La casa estaba teñida de luto: rezos apagados, mates amargos y la resignación de quienes aceptaban una tragedia sellada por la Justicia. En el centro del salón, el ataúd contenía lo que todos creían era el cuerpo de un joven muerto bajo las ruedas de un camión cañero. Su madre lo había reconocido y el fiscal Carlos Sale había caratulado el hecho como homicidio culposo, aunque las primeras pericias también barajaban la hipótesis de un suicidio.

Sin embargo, pasada la medianoche, la escena dio un vuelco inverosímil. Una sombra se recortó en la puerta y una voz quebrada interrumpió los murmullos: “Estoy vivo”. Era el joven al que despedían, con la mirada perdida y el paso vacilante.

El salón estalló en gritos y llantos.
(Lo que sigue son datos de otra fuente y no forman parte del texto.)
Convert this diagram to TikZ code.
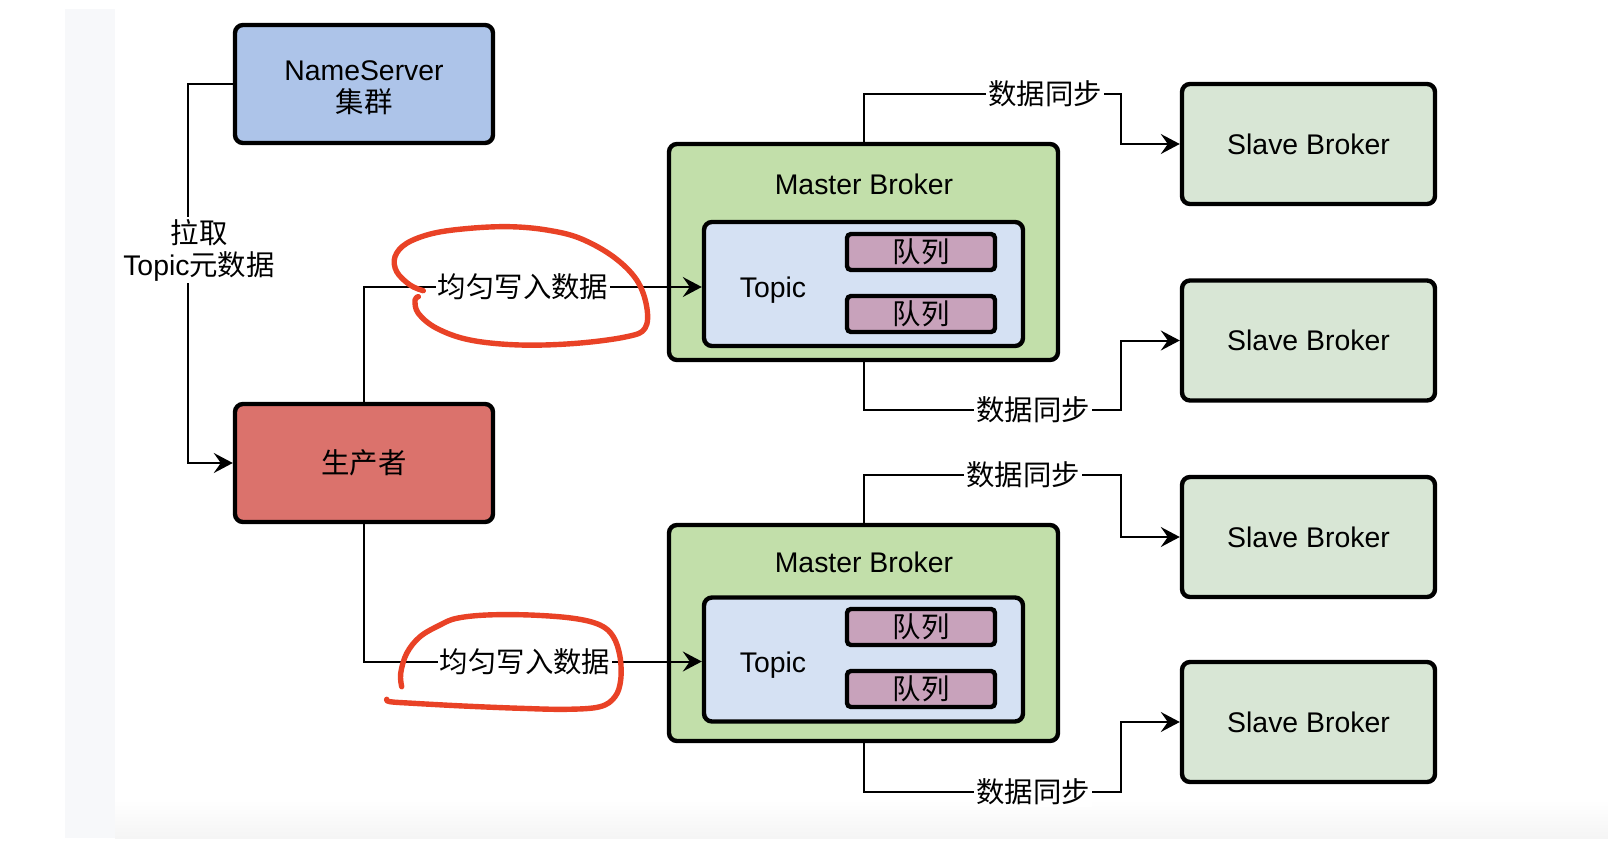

Algunos retrocedieron como si vieran un fantasma, otros rompieron en un llanto aún más desgarrador. “Quedamos helados”, resumió una vecina.

El muchacho explicó que no había muerto: había estado ausente varios días, sumido en drogas y desorientación. Ignoraba que un cuerpo extraño, sin identidad confirmada, había sido entregado a su familia y velado como si fuera el suyo.

La policía acudió de inmediato. El ataúd fue retirado y el cadáver anónimo regresó a la morgue judicial, donde continúa sin nombre ni reclamantes. El fiscal habló de protocolos fallidos y errores humanos inevitables, mientras que los vecinos señalaron la crudeza de una realidad que atraviesa a muchas familias: hijos que desaparecen, madres que no duermen y la incertidumbre permanente de no saber si siguen con vida.

“Es la realidad que viven las madres de los jóvenes que son adictos. Se van de la casa y no regresan más. Uno nunca sabe lo que les puede pasar”, advirtió María Laura García, referente comunitaria.